Shep acted fast. In November 1992, he formed a company, Alive Culinary Resources, and told reporters that he was moving into promoting chefs.
—
On November 29, the Los Angeles Times wrote about the founding of the agency under the headline “When the Road Is Rough for Celeb Chefs: Celebrity chefs supposedly went out with the ’80s. Not according to Shep Gordon.” Four months later, in March 1993, Florence Fabricant in The New York Times filed “The Man Who Would Turn Chefs Into Household Names”: “Shep Gordon, an agent in California, thinks chefs and restaurateurs should be treated more like rock stars and hopes to put their names in lights. . . .”

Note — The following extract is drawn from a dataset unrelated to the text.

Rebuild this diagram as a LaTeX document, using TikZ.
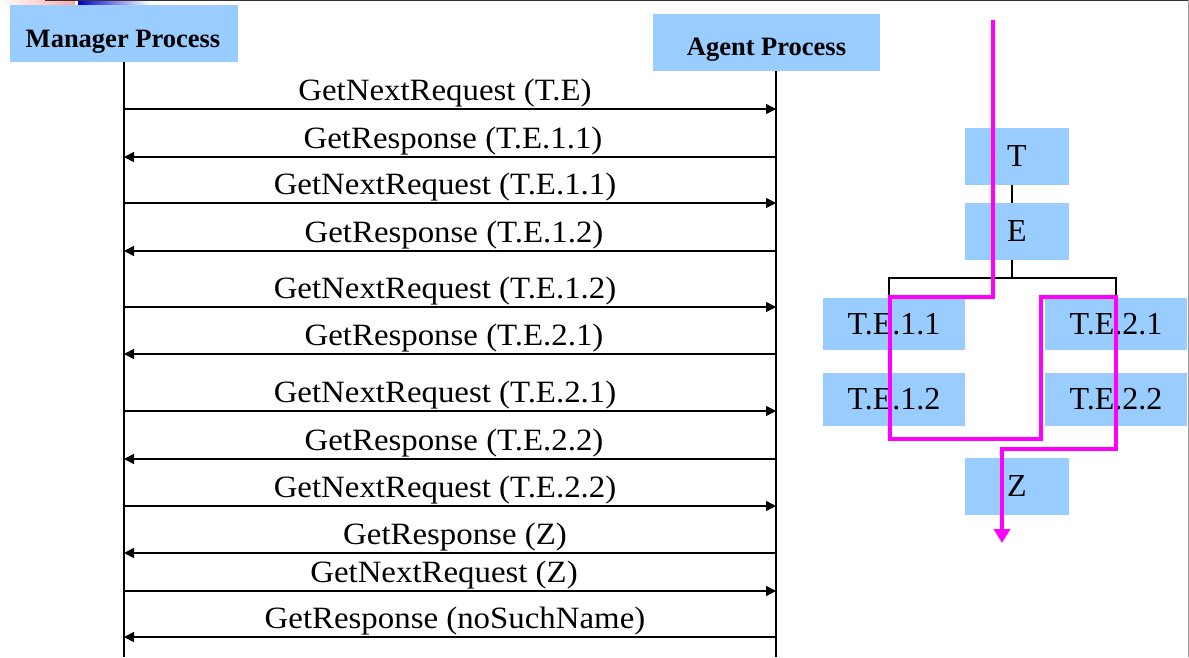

Among the ideas Shep described to Fabricant were for chefs to sew patches with product logos on their coats, just like racing-car drivers, food festivals where the entertainment value of watching chefs cook would be “hyped,” chefs featured in People magazine, and what the reporter terme
d “a stretch-limousine lifestyle for chefs.” (Fabricant would soon have her own occasional segment on TVFN, appearing on Food News and Views on Wednesdays to recap her buy of the week. This never did lead to the production of FloFab posters or T-shirts. Then again, Shep never represented her.) He started delivering fast for the thirty-seven men and women in white in his stable. Dean Fearing was tapped to prepare the 1993 Rock and Roll Hall of Fame dinner in Los Angeles, where Springsteen, Jackson Browne, and Eric Clapton were served tortilla soup. Shep arranged for Wolfgang to make the Grammy Awards dinner in 1993. (Puck became the chef for the Academy Awards Governor’s Ball in 1995.) Then Shep made a deal with Time-Life Home Video for Emeril, Fearing, Pino Luongo, Daniel Boulud, Michel Richard, and Vergé to appear in an instructional cooking series. The chefs were paid about $5,000 each for three days’ work. With Sony Records, Shep produced a series of song compilations packaged with recipes. One, called Cocktail Hour, paired tunes by Dean Martin, Peggy Lee, and others with a recipe for spiced cashews with citrus-marinated chicken morsels by Mary Sue Milliken and Susan Feniger, the photogenic young owners of the hot L.A. restaurant Border Grill.
Shep was happy to flex his kung fu–dealmaker muscles on behalf of such noble men and women. In 1993, he used connections at Radio City Productions to help Forgione land a gig cooking for President Bill Clinton at a fund-raiser for the Democratic National Committee. The event’s printed program devoted almost as much space to Forgione as it did to the musical talent, Whitney Houston and Kenny G. The three-paragraph bio on the New York chef concluded, “A champion and reinventor of our national cuisine, Larry Forgione is a great American artist. His creations represent our culture’s past, present and future.” Such language may seem rote to a reader now, but in 1993, few of those who dined on the Roast Breast of Chicken with Monticello Style Soft Corn Pudding (summer compote of morels, leeks, Vidalia onions, and a Midwest caramelized chicken sauce) would have conceived of bestowing such a high-falutin’ description on a cook. An “artist”? many of them were likely wondering, and what the hell is a “Midwest” sauce?